::: RAW DATA

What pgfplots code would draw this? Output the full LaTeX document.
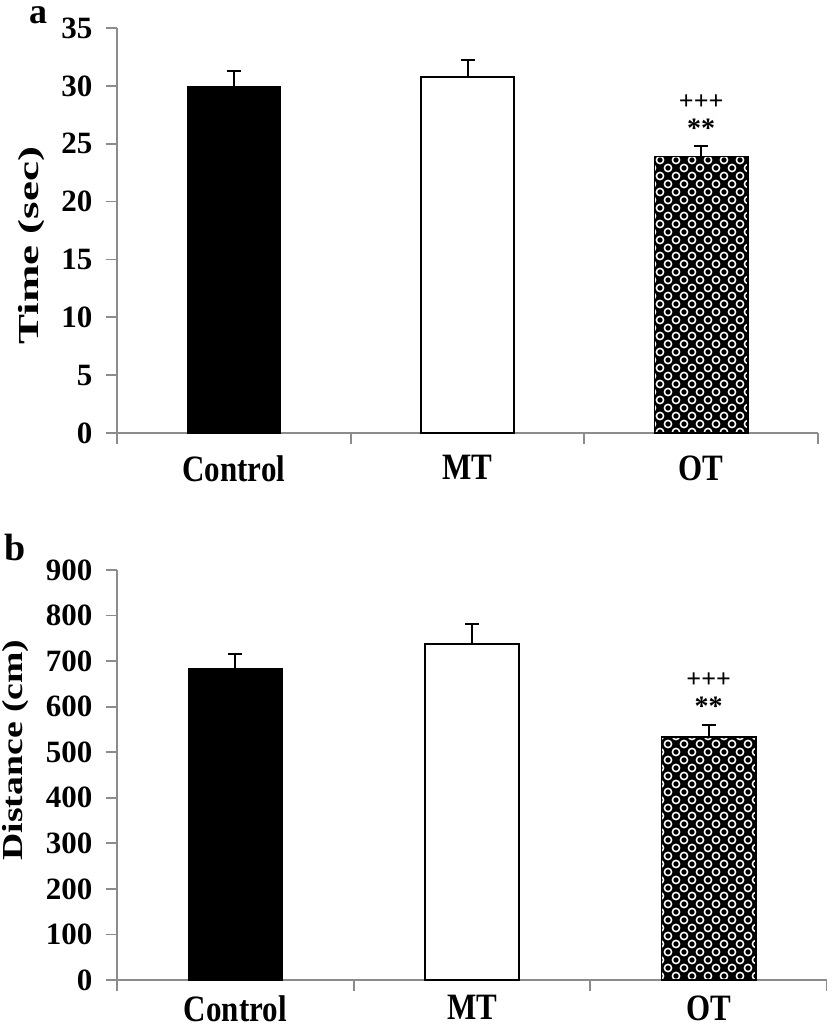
\documentclass[border=0pt]{standalone}
\usepackage{fontspec}
\setmainfont{Liberation Serif}
\usepackage{graphicx}
\usepackage{pgfplots}
\pgfplotsset{compat=1.18}
\usetikzlibrary{patterns}
\definecolor{axgray}{HTML}{8C8C8C}
\pgfdeclarepatternformonly{rings}{\pgfqpoint{-3pt}{-3pt}}{\pgfqpoint{19pt}{19pt}}{\pgfqpoint{16pt}{16pt}}{%
  \pgfsetlinewidth{1.5pt}%
  \pgfpathcircle{\pgfqpoint{4pt}{4pt}}{3.6pt}%
  \pgfpathcircle{\pgfqpoint{12pt}{12pt}}{3.6pt}%
  \pgfusepath{stroke}%
}
\pgfplotsset{
  panel/.style={
    scale only axis, clip=false,
    xmin=-0.5, xmax=2.5, ymin=0,
    axis x line*=bottom, axis y line*=left,
    axis line style={draw=axgray, line width=1.8pt},
    tick align=outside, ytick pos=left, xtick pos=bottom,
    major tick length=11pt,
    tick style={draw=axgray, line width=1.8pt},
    xtick={-0.5,0.5,1.5,2.5}, xticklabels={},
    extra x ticks={0,1,2},
    extra x tick labels={\scalebox{1}[1.2]{Control},\scalebox{1}[1.2]{MT},\scalebox{1}[1.2]{OT}},
    extra x tick style={major tick length=0pt, tick style={draw=none},
      xticklabel style={font=\fontsize{31}{33}\selectfont\bfseries, yshift=\labshift}},
    yticklabel style={font=\fontsize{31}{33}\selectfont\bfseries, /pgf/number format/assume math mode=true, xshift=-10pt},
    ylabel style={font=\fontsize{29}{31}\selectfont\bfseries},
    ylabel shift=10pt,
  },
  errs/.style={error bars/.cd, y dir=plus, y explicit,
    error mark=|,
    error bar style={black, line width=2pt},
    error mark options={black, line width=2pt, mark size=7pt}},
}
\newcommand\labshift{-19pt}
\begin{document}
\begin{tikzpicture}
\path[use as bounding box] (0pt,0pt) rectangle (827pt,-1028pt);
% ---- panel a ----
\begin{axis}[panel, at={(117pt,-433pt)}, anchor=south west,
  width=701pt, height=405pt, ymax=35, ytick={0,5,...,35},
  ylabel={\scalebox{1.55}[1]{Time (sec)}},
  ylabel style={at={(ticklabel cs:0.463)}}]
\addplot[ybar, bar shift=0pt, bar width=0.4, draw=black, fill=black, errs]
  coordinates {(0,30.0) +- (0,1.3)};
\addplot[ybar, bar shift=0pt, bar width=0.4, draw=black, line width=2pt, fill=white, errs]
  coordinates {(1,30.8) +- (0,1.4)};
\addplot[ybar, bar shift=0pt, bar width=0.4, draw=black, line width=1.5pt, fill=black,
  postaction={pattern=rings, pattern color=white}, errs]
  coordinates {(2,23.9) +- (0,0.9)};
\node[font=\fontsize{26}{28}\selectfont\bfseries] at (axis cs:2,28.6) {+++};
\node[font=\fontsize{28}{30}\selectfont\bfseries] at (axis cs:2,26.3) {**};
\end{axis}
\node[font=\fontsize{36}{38}\selectfont\bfseries, anchor=base, inner sep=0pt, text height=16pt, text depth=0pt] at (38pt,-23pt) {a};
% ---- panel b ----
\renewcommand\labshift{-12pt}
\begin{axis}[panel, at={(117pt,-980pt)}, anchor=south west,
  width=710pt, height=410pt, ymax=900, ytick={0,100,...,900},
  ylabel={\scalebox{1.3}[1]{Distance (cm)}},
  ylabel style={at={(ticklabel cs:0.561)}}]
\addplot[ybar, bar shift=0pt, bar width=0.4, draw=black, fill=black, errs]
  coordinates {(0,685) +- (0,31)};
\addplot[ybar, bar shift=0pt, bar width=0.4, draw=black, line width=2pt, fill=white, errs]
  coordinates {(1,738) +- (0,44)};
\addplot[ybar, bar shift=0pt, bar width=0.4, draw=black, line width=1.5pt, fill=black,
  postaction={pattern=rings, pattern color=white}, errs]
  coordinates {(2,533) +- (0,27)};
\node[font=\fontsize{26}{28}\selectfont\bfseries] at (axis cs:2,659) {+++};
\node[font=\fontsize{28}{30}\selectfont\bfseries] at (axis cs:2,602) {**};
\end{axis}
\node[font=\fontsize{38}{40}\selectfont\bfseries, anchor=base, inner sep=0pt] at (15pt,-560pt) {b};
\end{tikzpicture}
\end{document}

::::::

WHAT NEEDS TO BE DONE: The data above should be repeated exactly, minus any pictures.

THE REPLY:
What pgfplots code would draw this? Output the full LaTeX document.
\documentclass[border=0pt]{standalone}
\usepackage{fontspec}
\setmainfont{Liberation Serif}
\usepackage{graphicx}
\usepackage{pgfplots}
\pgfplotsset{compat=1.18}
\usetikzlibrary{patterns}
\definecolor{axgray}{HTML}{8C8C8C}
\pgfdeclarepatternformonly{rings}{\pgfqpoint{-3pt}{-3pt}}{\pgfqpoint{19pt}{19pt}}{\pgfqpoint{16pt}{16pt}}{%
  \pgfsetlinewidth{1.5pt}%
  \pgfpathcircle{\pgfqpoint{4pt}{4pt}}{3.6pt}%
  \pgfpathcircle{\pgfqpoint{12pt}{12pt}}{3.6pt}%
  \pgfusepath{stroke}%
}
\pgfplotsset{
  panel/.style={
    scale only axis, clip=false,
    xmin=-0.5, xmax=2.5, ymin=0,
    axis x line*=bottom, axis y line*=left,
    axis line style={draw=axgray, line width=1.8pt},
    tick align=outside, ytick pos=left, xtick pos=bottom,
    major tick length=11pt,
    tick style={draw=axgray, line width=1.8pt},
    xtick={-0.5,0.5,1.5,2.5}, xticklabels={},
    extra x ticks={0,1,2},
    extra x tick labels={\scalebox{1}[1.2]{Control},\scalebox{1}[1.2]{MT},\scalebox{1}[1.2]{OT}},
    extra x tick style={major tick length=0pt, tick style={draw=none},
      xticklabel style={font=\fontsize{31}{33}\selectfont\bfseries, yshift=\labshift}},
    yticklabel style={font=\fontsize{31}{33}\selectfont\bfseries, /pgf/number format/assume math mode=true, xshift=-10pt},
    ylabel style={font=\fontsize{29}{31}\selectfont\bfseries},
    ylabel shift=10pt,
  },
  errs/.style={error bars/.cd, y dir=plus, y explicit,
    error mark=|,
    error bar style={black, line width=2pt},
    error mark options={black, line width=2pt, mark size=7pt}},
}
\newcommand\labshift{-19pt}
\begin{document}
\begin{tikzpicture}
\path[use as bounding box] (0pt,0pt) rectangle (827pt,-1028pt);
% ---- panel a ----
\begin{axis}[panel, at={(117pt,-433pt)}, anchor=south west,
  width=701pt, height=405pt, ymax=35, ytick={0,5,...,35},
  ylabel={\scalebox{1.55}[1]{Time (sec)}},
  ylabel style={at={(ticklabel cs:0.463)}}]
\addplot[ybar, bar shift=0pt, bar width=0.4, draw=black, fill=black, errs]
  coordinates {(0,30.0) +- (0,1.3)};
\addplot[ybar, bar shift=0pt, bar width=0.4, draw=black, line width=2pt, fill=white, errs]
  coordinates {(1,30.8) +- (0,1.4)};
\addplot[ybar, bar shift=0pt, bar width=0.4, draw=black, line width=1.5pt, fill=black,
  postaction={pattern=rings, pattern color=white}, errs]
  coordinates {(2,23.9) +- (0,0.9)};
\node[font=\fontsize{26}{28}\selectfont\bfseries] at (axis cs:2,28.6) {+++};
\node[font=\fontsize{28}{30}\selectfont\bfseries] at (axis cs:2,26.3) {**};
\end{axis}
\node[font=\fontsize{36}{38}\selectfont\bfseries, anchor=base, inner sep=0pt, text height=16pt, text depth=0pt] at (38pt,-23pt) {a};
% ---- panel b ----
\renewcommand\labshift{-12pt}
\begin{axis}[panel, at={(117pt,-980pt)}, anchor=south west,
  width=710pt, height=410pt, ymax=900, ytick={0,100,...,900},
  ylabel={\scalebox{1.3}[1]{Distance (cm)}},
  ylabel style={at={(ticklabel cs:0.561)}}]
\addplot[ybar, bar shift=0pt, bar width=0.4, draw=black, fill=black, errs]
  coordinates {(0,685) +- (0,31)};
\addplot[ybar, bar shift=0pt, bar width=0.4, draw=black, line width=2pt, fill=white, errs]
  coordinates {(1,738) +- (0,44)};
\addplot[ybar, bar shift=0pt, bar width=0.4, draw=black, line width=1.5pt, fill=black,
  postaction={pattern=rings, pattern color=white}, errs]
  coordinates {(2,533) +- (0,27)};
\node[font=\fontsize{26}{28}\selectfont\bfseries] at (axis cs:2,659) {+++};
\node[font=\fontsize{28}{30}\selectfont\bfseries] at (axis cs:2,602) {**};
\end{axis}
\node[font=\fontsize{38}{40}\selectfont\bfseries, anchor=base, inner sep=0pt] at (15pt,-560pt) {b};
\end{tikzpicture}
\end{document}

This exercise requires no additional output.